Since we’re currently in the middle of it, I’d say winter is a good place to start. While most of us really don’t have the option to fish during the winter, due to frozen lakes and freezing temperatures, anglers in the Southern regions can will want to look to colors that imitate crawfish this time of year. Crawfish are changing to a red/orange color in late winter, so using such colors, or even a crawfish pattern, is a smart choice.

Spring usually brings with it warmer water, showers, and rising water levels due to this increase in rain.
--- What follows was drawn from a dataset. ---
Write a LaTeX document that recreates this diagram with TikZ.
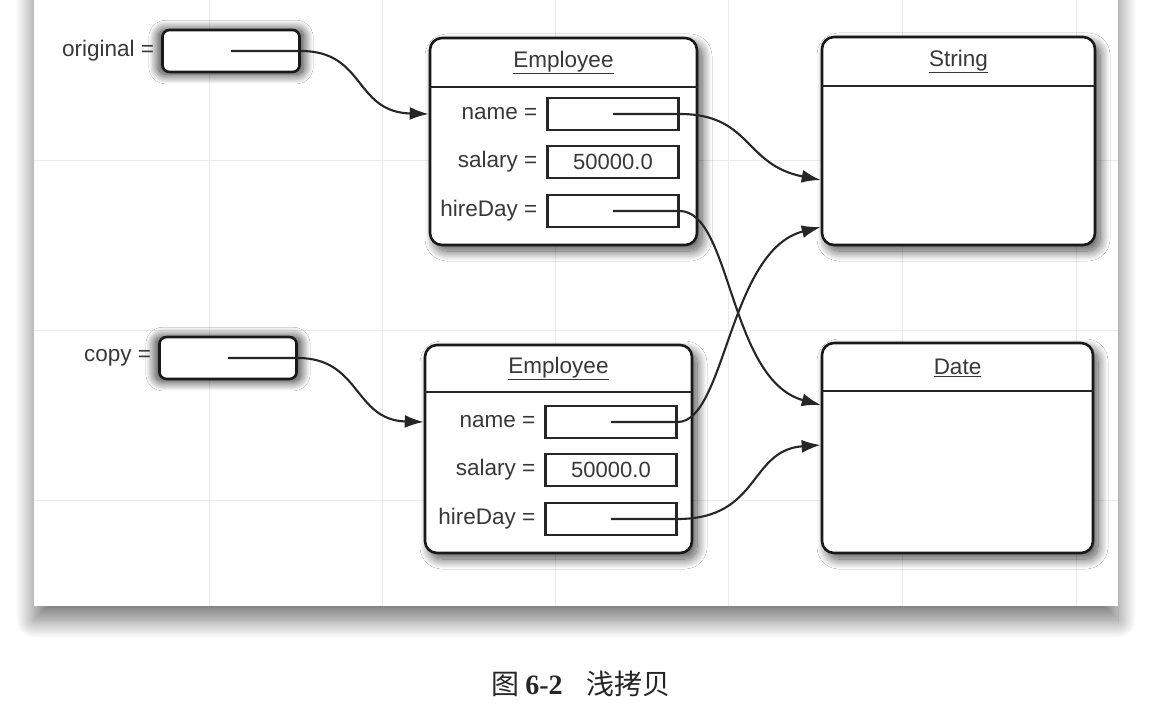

Rising waters will muddy things up a little, so this is the time to use bright colors and Rat-L-Traps with an internal rattle to create some noise during the retrieve. Many of the lakes will be full of crawfish, a favorite snack for big bass, so be sure to tie a few crawfish patterns on. In shallow waters, brighter colors like chartreuse or white are great options. Bluegill and perch tend to congregate under docks and around the banks of the lakes, which means an endless food supply for any predator. Chartreuse or white Rat-L-Traps will mimic the colors of such fish very well. Also, shallow water baitfish are a little harder to catch and usually move quickly to avoid being eaten, so using a faster retrieve can trigger more strikes.
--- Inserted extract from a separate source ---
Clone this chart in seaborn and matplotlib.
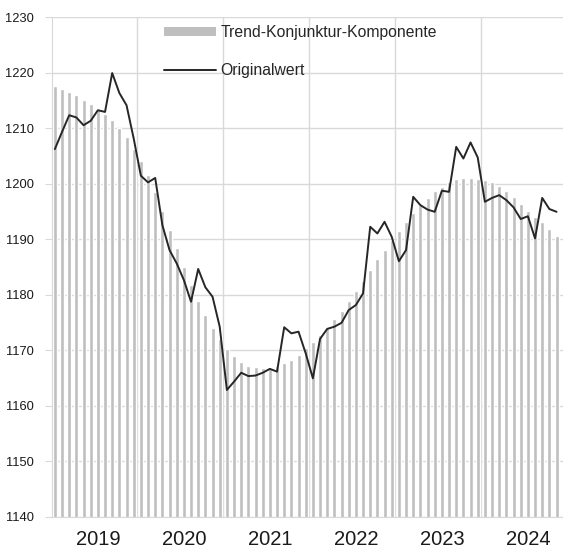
import numpy as np
import pandas as pd
import seaborn as sns
import matplotlib.pyplot as plt
from matplotlib.patches import Patch
from matplotlib.lines import Line2D

# Monatswerte Jan 2019 - Nov 2024
jahre = ['2019', '2020', '2021', '2022', '2023', '2024']

trend = [1217.6, 1217.0, 1216.5, 1215.9, 1215.1, 1214.3, 1213.4, 1212.5, 1211.4, 1210.0, 1208.3, 1206.3,
         1204.1, 1201.5, 1198.4, 1195.1, 1191.7, 1188.3, 1185.0, 1181.7, 1178.9, 1176.3, 1174.0, 1172.0,
         1170.1, 1168.9, 1167.8, 1167.2, 1166.9, 1166.7, 1166.8, 1167.1, 1167.6, 1168.2, 1169.1, 1170.3,
         1171.4, 1172.7, 1173.9, 1175.5, 1177.1, 1178.8, 1180.6, 1182.5, 1184.5, 1186.4, 1188.1, 1189.8,
         1191.4, 1193.1, 1194.6, 1196.1, 1197.4, 1198.6, 1199.4, 1200.2, 1200.8, 1201.0, 1201.0, 1200.9,
         1200.6, 1200.2, 1199.5, 1198.7, 1197.5, 1196.3, 1195.1, 1194.0, 1193.0, 1191.8, 1190.6]

original = [1206.2, 1209.3, 1212.3, 1211.9, 1210.5, 1211.3, 1213.2, 1212.9, 1219.9, 1216.3, 1214.1, 1208.1,
            1201.4, 1200.2, 1201.0, 1192.5, 1188.0, 1185.6, 1182.6, 1178.7, 1184.6, 1181.3, 1179.6, 1174.2,
            1162.8, 1164.3, 1165.9, 1165.3, 1165.4, 1165.9, 1166.6, 1166.1, 1174.1, 1173.0, 1173.3, 1169.4,
            1164.9, 1172.0, 1173.8, 1174.2, 1174.9, 1177.2, 1178.1, 1180.2, 1192.2, 1191.0, 1193.1, 1190.4,
            1186.0, 1188.0, 1197.6, 1196.1, 1195.3, 1194.9, 1198.7, 1198.5, 1206.6, 1204.5, 1207.4, 1204.7,
            1196.7, 1197.4, 1197.9, 1197.0, 1195.7, 1193.6, 1194.1, 1190.1, 1197.4, 1195.4, 1194.9]

df = pd.DataFrame({'monat': np.arange(len(trend)), 'trend': trend, 'original': original})

sns.set_style('white')
plt.rcParams['font.family'] = ['Liberation Sans', 'DejaVu Sans']

fig = plt.figure(figsize=(5.63, 5.5), dpi=100)
ax = fig.add_axes([52/563, 33.5/550, 511/563, 499.5/550])

grau = '#d9d9d9'
ax.set_axisbelow(True)
for v in np.arange(1140, 1231, 10):
    ax.axhline(v, color=grau, lw=1, zorder=0)
for g in np.arange(11.5, len(trend), 12):
    ax.axvline(g, color=grau, lw=1, zorder=0)

sns.barplot(data=df, x='monat', y='trend', color='#bfbfbf', width=0.56,
            saturation=1, ax=ax, zorder=2)
sns.lineplot(data=df, x='monat', y='original', color='#262626', lw=1.4, ax=ax, zorder=3)

ax.set_ylim(1140, 1230)
ax.set_xlim(-0.4, 70.9)
ax.set_yticks(np.arange(1140, 1231, 10))
ax.tick_params(axis='y', length=5, color=grau, pad=8, labelsize=9.3, labelcolor='#1a1a1a', left=True)
ax.set_xticks(np.arange(len(jahre)) * 12 + 6)
ax.set_xticklabels(jahre, fontsize=14.5, color='#1a1a1a')
ax.tick_params(axis='x', length=0, pad=10)
ax.set_xlabel('')
ax.set_ylabel('')

for s in ['top', 'right']:
    ax.spines[s].set_visible(False)
ax.spines['left'].set_color(grau)
ax.spines['bottom'].set_color(grau)

handles = [Patch(facecolor='#bfbfbf', edgecolor='none'),
           Line2D([], [], color='#262626', lw=1.4)]
fig.legend(handles, ['Trend-Konjunktur-Komponente', 'Originalwert'],
           loc='upper left', bbox_to_anchor=(164/563, 1 - 25/550), frameon=False,
           fontsize=11.3, handlelength=3.3, handleheight=0.55, handletextpad=0.3,
           labelspacing=1.45, borderpad=0, borderaxespad=0)

fig.savefig('out.png', dpi=100)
In the summer, action on the water will slow down drastically. With the water warming, fish will try to find a constant temperature zone, and points or flats that are close to deeper water will be where you’ll find them. Aside from offering cooler temperatures, these locations give them a great ambush point for unsuspecting shad that wander over the edge. Bass can lie in wait off a deep point and shoot upward and break into a school of baitfish without warning. This is a perfect scenario for a chrome Rat-L-Trap. It doesn’t really matter what chrome/color combination you use, but chrome is the way to attract slow-moving fish in this situation. Cast beyond the point and bring it across, then let it fall for a few seconds to entice strikes.

When fall comes around, the cold fronts and cooler temperatures usually mean feeding frenzies. Sensing the impending cold fronts, bass will gorge ahead of time to store energy in preparation for long periods without abundant food. The water will now be clear from the lack of substantial rain during late summer, and shad will start to take on a different hue as more sunlight penetrates the clear water due to dying vegetation. There are Rat-L-Traps that come in shad patterns with variations of colors on the sides of lure and have white bellies with markings like a shad. These natural patterns are perfect for this time of year, along with light colors like pearl, bone, and white, which are also good producers in clear water, in general.


The color patterns outlined above, along with the situations where they’ll do the most damage, should help you capitalize when throwing a Rat-L-Trap. Not all of us will be able to fish, let along use a Rat-L-Trap, all year, but those of us who can will hopefully use them to bring in fish cast after cast.